### WHAT YOU SHOULD DO
Copy out the lines that include the word "seaborn".

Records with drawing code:
○ ○ ○

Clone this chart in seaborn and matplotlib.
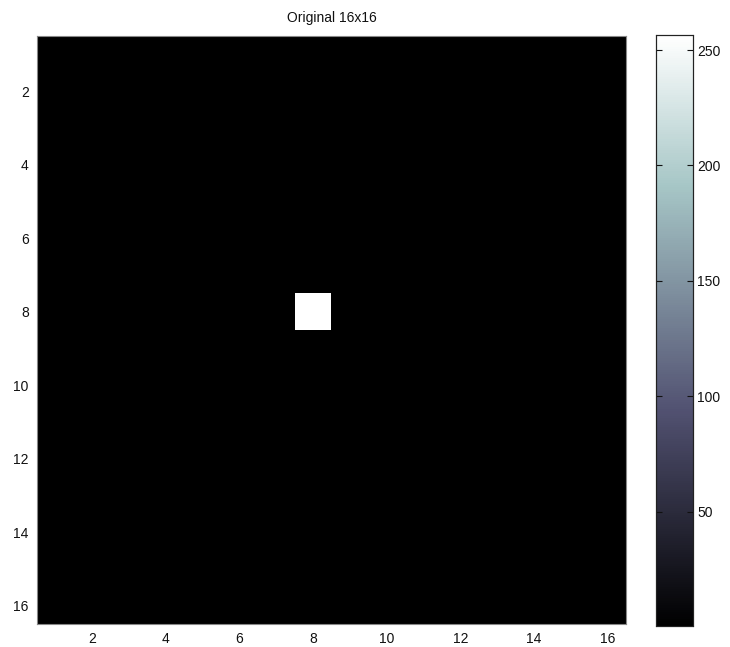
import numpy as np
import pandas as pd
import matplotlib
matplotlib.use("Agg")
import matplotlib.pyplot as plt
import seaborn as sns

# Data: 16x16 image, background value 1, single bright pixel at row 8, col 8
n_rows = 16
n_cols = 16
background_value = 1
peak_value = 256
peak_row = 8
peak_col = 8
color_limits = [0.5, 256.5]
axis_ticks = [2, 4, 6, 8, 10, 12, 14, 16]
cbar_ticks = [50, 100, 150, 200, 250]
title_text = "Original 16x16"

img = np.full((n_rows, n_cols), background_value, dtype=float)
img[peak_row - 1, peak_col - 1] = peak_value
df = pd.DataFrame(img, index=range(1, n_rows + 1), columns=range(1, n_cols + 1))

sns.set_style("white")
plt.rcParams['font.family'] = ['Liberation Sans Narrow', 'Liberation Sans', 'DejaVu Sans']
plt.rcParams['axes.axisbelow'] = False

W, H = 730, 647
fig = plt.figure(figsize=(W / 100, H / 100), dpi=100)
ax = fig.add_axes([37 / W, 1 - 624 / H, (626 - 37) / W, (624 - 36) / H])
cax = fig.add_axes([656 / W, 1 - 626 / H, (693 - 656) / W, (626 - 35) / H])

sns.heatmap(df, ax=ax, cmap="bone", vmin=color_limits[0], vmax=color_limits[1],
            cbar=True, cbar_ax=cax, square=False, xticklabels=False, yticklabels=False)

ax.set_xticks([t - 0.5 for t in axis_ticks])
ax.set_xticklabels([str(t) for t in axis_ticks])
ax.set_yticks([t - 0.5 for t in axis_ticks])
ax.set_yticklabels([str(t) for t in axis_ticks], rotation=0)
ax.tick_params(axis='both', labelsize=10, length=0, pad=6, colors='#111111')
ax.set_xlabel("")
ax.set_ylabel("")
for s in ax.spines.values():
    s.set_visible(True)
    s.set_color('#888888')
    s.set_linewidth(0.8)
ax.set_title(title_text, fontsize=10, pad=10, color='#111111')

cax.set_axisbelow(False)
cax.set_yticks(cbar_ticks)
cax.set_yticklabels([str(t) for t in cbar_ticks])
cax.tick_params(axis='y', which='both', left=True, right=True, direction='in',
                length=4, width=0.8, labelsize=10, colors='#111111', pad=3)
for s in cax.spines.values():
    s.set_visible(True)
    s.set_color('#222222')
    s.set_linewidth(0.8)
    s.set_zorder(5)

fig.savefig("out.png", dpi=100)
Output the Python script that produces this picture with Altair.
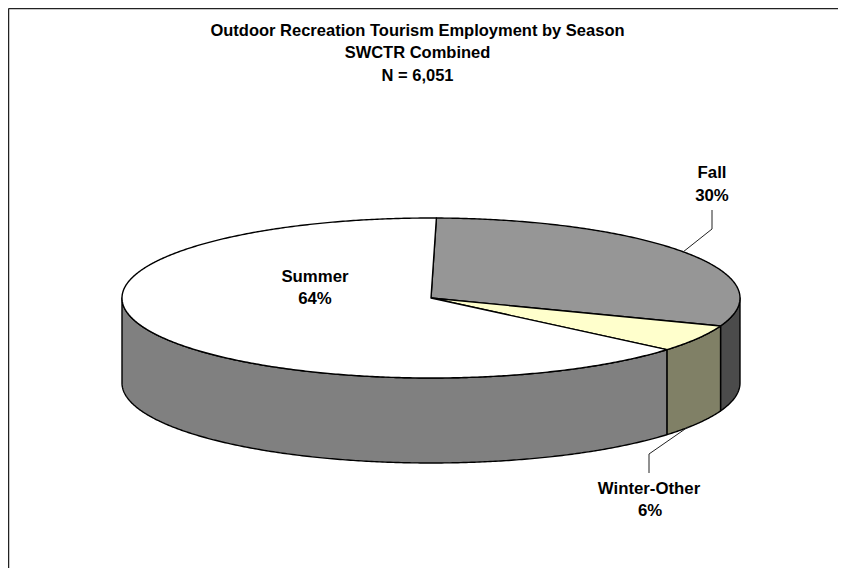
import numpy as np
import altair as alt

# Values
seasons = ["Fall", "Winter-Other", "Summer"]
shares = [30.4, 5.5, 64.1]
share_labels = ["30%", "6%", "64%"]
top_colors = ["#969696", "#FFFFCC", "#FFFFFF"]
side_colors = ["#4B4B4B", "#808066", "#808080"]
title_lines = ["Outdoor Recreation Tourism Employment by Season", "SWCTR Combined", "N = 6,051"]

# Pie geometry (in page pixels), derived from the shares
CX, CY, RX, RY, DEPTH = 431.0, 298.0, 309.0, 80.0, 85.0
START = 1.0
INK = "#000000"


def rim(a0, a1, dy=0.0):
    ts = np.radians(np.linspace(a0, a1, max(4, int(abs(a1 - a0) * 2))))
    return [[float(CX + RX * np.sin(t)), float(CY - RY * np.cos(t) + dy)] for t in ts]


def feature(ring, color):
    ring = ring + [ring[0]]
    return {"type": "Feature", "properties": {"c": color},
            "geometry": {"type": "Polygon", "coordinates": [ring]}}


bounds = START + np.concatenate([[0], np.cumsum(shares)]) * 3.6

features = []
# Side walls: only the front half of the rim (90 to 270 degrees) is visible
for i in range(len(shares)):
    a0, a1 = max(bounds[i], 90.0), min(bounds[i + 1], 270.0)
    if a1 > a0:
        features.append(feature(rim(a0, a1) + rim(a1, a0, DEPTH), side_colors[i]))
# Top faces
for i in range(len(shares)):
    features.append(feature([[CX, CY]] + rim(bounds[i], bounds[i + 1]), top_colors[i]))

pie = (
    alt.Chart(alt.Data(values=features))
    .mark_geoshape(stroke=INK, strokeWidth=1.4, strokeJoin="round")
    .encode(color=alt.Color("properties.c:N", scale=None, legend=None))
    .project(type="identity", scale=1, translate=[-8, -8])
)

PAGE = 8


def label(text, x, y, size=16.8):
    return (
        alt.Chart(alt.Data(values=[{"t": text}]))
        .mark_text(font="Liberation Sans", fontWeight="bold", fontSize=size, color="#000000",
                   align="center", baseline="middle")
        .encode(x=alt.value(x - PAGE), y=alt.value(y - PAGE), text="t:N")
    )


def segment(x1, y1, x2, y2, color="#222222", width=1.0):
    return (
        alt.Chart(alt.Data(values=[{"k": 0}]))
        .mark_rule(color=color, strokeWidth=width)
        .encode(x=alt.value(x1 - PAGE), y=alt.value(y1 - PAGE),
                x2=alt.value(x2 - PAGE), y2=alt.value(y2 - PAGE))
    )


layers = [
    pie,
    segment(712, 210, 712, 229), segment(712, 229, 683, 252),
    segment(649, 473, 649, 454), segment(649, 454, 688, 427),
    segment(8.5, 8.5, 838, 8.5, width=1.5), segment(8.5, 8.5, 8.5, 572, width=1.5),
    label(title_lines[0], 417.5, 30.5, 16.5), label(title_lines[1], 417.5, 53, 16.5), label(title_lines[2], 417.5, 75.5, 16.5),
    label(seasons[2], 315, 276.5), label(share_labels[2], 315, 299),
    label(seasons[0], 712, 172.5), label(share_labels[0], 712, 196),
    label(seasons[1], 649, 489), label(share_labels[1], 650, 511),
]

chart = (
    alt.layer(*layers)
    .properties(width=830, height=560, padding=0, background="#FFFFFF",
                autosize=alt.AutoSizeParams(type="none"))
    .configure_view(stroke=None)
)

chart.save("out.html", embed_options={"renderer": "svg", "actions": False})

○ ○ ○

### RESULT FOR THIS EXERCISE
Clone this chart in seaborn and matplotlib.
import seaborn as sns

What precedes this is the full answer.